Politicians say it’s a problem with standardized tests. Schools and teachers say it’s a problem with funding and resources. These complaints are all well and good, but they are general problems that plague all aspects of public education; however, there seems to be something uniquely twisted about math education specifically. People just don’t complain about English or art class the same way they do about math.
The people who best understand the math education mess are the ones subject to its torture: the students. Odds are if you took a high school math class in the United States, you’d describe the experience using some combination of the following words: boring, useless, and stupid. The simple observation that most people had bad experiences with high school mathematics is proof enough that there is something deeply wrong.
People don’t brag about being bad at writing or reading, so why is it normal to brag about sucking at math? This really shouldn’t be the case. Mathematics, as it should be — as it is in the real mathematical world — is an exercise of imagination and creativity. It’s an art. Unlike students in precalculus, modern mathematicians don’t spend hours each day doing mindless calculations; that’s the job of computers.
Mathematics is all about discovery. Mathematicians like to think about imaginary objects and see what logical steps they can take to learn more about those objects. A number theorist might think about prime numbers and ask themself whether or not it’s possible to write down every prime number, and if they can if there is some formula for them.
These questions are not at all obvious and take a significant amount of thinking, trial and error, and creativity to answer. It’s thinking for thinking’s sake. Sometimes, the thinking even leads to real-world applications, like in mathematical neuroscience or theoretical physics: applications that would never exist without the freedom to think.
When asked to plug numbers into a formula, however, a precalculus student has nothing left to discover. There’s no room for creativity or questions, only blind obedience. The student is never allowed the glorious struggle and satisfaction of actually deriving these formulas on their own. Instead, equations are mercilessly ripped out of their historical context and presented as cold hard facts to be memorized, verbatim. The student is never taught the deep history surrounding the derivation of these formulas. The derivations themselves are glossed over or even skipped to save time.
Precalculus, elementary algebra, and all of the other little monsters of high school math are nothing more than another way for schools to test how well their students can follow directions and memorize useless facts.
Of course, precalculus is useless!
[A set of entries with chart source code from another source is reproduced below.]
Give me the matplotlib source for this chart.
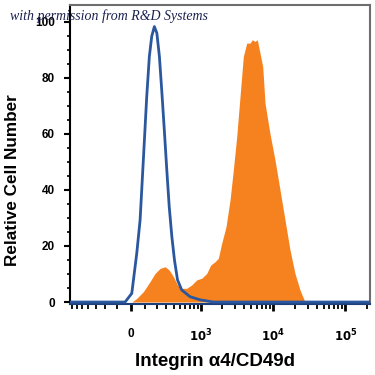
import numpy as np
import matplotlib
matplotlib.use("Agg")
import matplotlib.pyplot as plt
from matplotlib.ticker import FixedLocator, NullFormatter

# ---- data (fluorescence intensity vs relative cell number) ----
iso_x = [-750, -42, 5, 40, 64, 88, 114, 135, 155, 178, 201, 226, 252, 278, 307, 337,
         372, 409, 456, 528, 699, 972, 1494, 218000]
iso_y = [0, 0, 3.1, 17.4, 29.3, 50.7, 73.3, 87.6, 94.8, 98.3, 96, 87.6, 74.5, 61.4, 47.1, 34,
         23.3, 15, 7.9, 4.3, 1.9, 0.8, 0, 0]

stain_x = [-750, 5, 40, 88, 141, 184, 233, 288, 337, 395, 456, 528, 626, 740, 873, 1030,
           1207, 1374, 1578, 1753, 1955, 2243, 2548, 2829, 3153, 3502, 3890, 4334, 4814,
           5179, 5641, 6070, 6618, 7212, 7755, 9093, 10652, 12494, 14639, 17160, 20112,
           23584, 27654, 218000]
stain_y = [0, 0, 1.3, 3.7, 7.3, 10.2, 12, 12.6, 11.4, 9, 6.1, 4.9, 4.9, 6.1, 7.9, 8.5,
           10.2, 13.2, 14.4, 15.6, 21, 26.9, 36.4, 47.1, 59, 73.3, 87.6, 92.4, 92.4,
           93.6, 93, 93.6, 88.8, 84, 71, 60, 50.7, 40, 29.3, 18.6, 10.2,
           4.3, 0, 0]

x_major = [0, 1e3, 1e4, 1e5]
x_major_labels = ['0', r'$\mathbf{10^{3}}$', r'$\mathbf{10^{4}}$', r'$\mathbf{10^{5}}$']
x_minor = ([-700, -600, -500, -400, -300, -200, -100, 100, 200, 300, 400, 500, 600, 700, 800, 900]
           + [k * 1e3 for k in range(2, 10)] + [k * 1e4 for k in range(2, 10)] + [2e5])
y_major = [0, 20, 40, 60, 80, 100]
y_minor = [5, 10, 15, 25, 30, 35, 45, 50, 55, 65, 70, 75, 85, 90, 95]

C = 220.0
def fwd(x):
    return np.arcsinh(np.asarray(x, dtype=float) / C) / np.log(10)
def inv(y):
    return C * np.sinh(np.asarray(y, dtype=float) * np.log(10))

fig = plt.figure(figsize=(3.75, 3.75), dpi=100)
ax = fig.add_axes([70/375, 1 - 304/375, 300/375, 299/375])
ax.set_xscale('function', functions=(fwd, inv))

ax.fill_between(stain_x, stain_y, 0, color='#F5821F', linewidth=0, zorder=2)
ax.plot(iso_x, iso_y, color='#2A579E', linewidth=2.0, zorder=3,
        solid_joinstyle='round', solid_capstyle='round')

ax.set_xlim(-750, 218000)
ax.set_ylim(-0.7, 106)

ax.xaxis.set_major_locator(FixedLocator(x_major))
ax.set_xticklabels(x_major_labels)
ax.xaxis.set_minor_locator(FixedLocator(x_minor))
ax.xaxis.set_minor_formatter(NullFormatter())
ax.yaxis.set_major_locator(FixedLocator(y_major))
ax.yaxis.set_minor_locator(FixedLocator(y_minor))

for lab in ax.get_xticklabels() + ax.get_yticklabels():
    lab.set_fontweight('bold')
    lab.set_fontfamily('Liberation Sans')
    lab.set_fontsize(8.5)

ax.tick_params(axis='x', which='major', direction='out', length=5, width=2, pad=12, color='black')
ax.tick_params(axis='x', which='minor', direction='out', length=3.5, width=1.3, color='black')
ax.tick_params(axis='y', which='major', direction='out', length=4, width=1.5, pad=7, color='black')
ax.tick_params(axis='y', which='minor', direction='out', length=2.5, width=1.2, color='black')

ax.spines['left'].set_color('black')
ax.spines['left'].set_linewidth(1.5)
ax.spines['bottom'].set_color('#1f3f7a')
ax.spines['bottom'].set_linewidth(1.5)
for s in ['top', 'right']:
    ax.spines[s].set_color('#6e6e6e')
    ax.spines[s].set_linewidth(1.5)

fig.text(13/375, 1 - 180/375, 'Relative Cell Number', rotation=90, ha='center', va='center',
         fontsize=12.3, fontweight='bold', family=['Liberation Sans', 'DejaVu Sans'])
fig.text(215/375, 1 - 362/375, 'Integrin α4/CD49d', ha='center', va='center',
         fontsize=13.5, fontweight='bold', family=['Liberation Sans', 'DejaVu Sans'])
fig.text(10/375, 1 - 16/375, 'with permission from R&D Systems', ha='left', va='center',
         fontsize=10, style='italic', color='#1c2150', family=['Liberation Serif', 'DejaVu Serif'])

fig.savefig('out.png', dpi=100)
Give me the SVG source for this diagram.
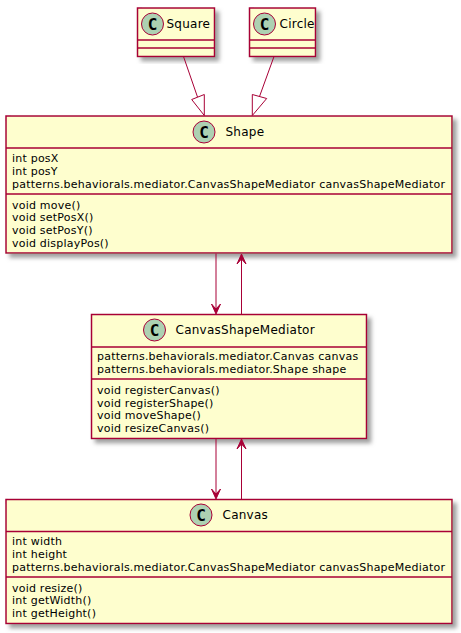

No one in the mathematical community or out of it is ever going to have to know how to solve a horrifying polynomial equation by hand or row-reduce a five-by-five matrix by hand or solve elaborate algebraic word problems or do any of the other mind-numbing, cookie-cutter exercises that precalculus poses.
No job that involves the manipulation of numbers or data is ever going to expect someone to work without the assistance of a calculator. It’s 2022, not the Stone Age! We shouldn’t be subjecting students to material that is not only mind-bogglingly boring but also completely irrelevant to their lives. When was the last time you used the quadratic formula outside of a math class or found the focus and directrix of a parabola? To make matters worse, many students struggle with high school math. Who would’ve guessed? Following directions exactly to the point is difficult and so are arithmetic and algebra. How can anyone be expected to stay engaged in a class which stomps out creativity, discourages free-thinking and sucks the fun out of everything?
If you’re even the slightest bit interested in math, education, or geometry, Paul Lockhart’s “A Mathematician’s Lament” is an incredible read. In this fiery book, Lockhart critiques mathematics education as it exists now, particularly geometry, and he argues for an alternative. He provides the perspective of a professional mathematician and an educator. It’s funny, relatable, and informative. Read it, and see what could have been. High school truly robbed you of a wonderful mathematical experience.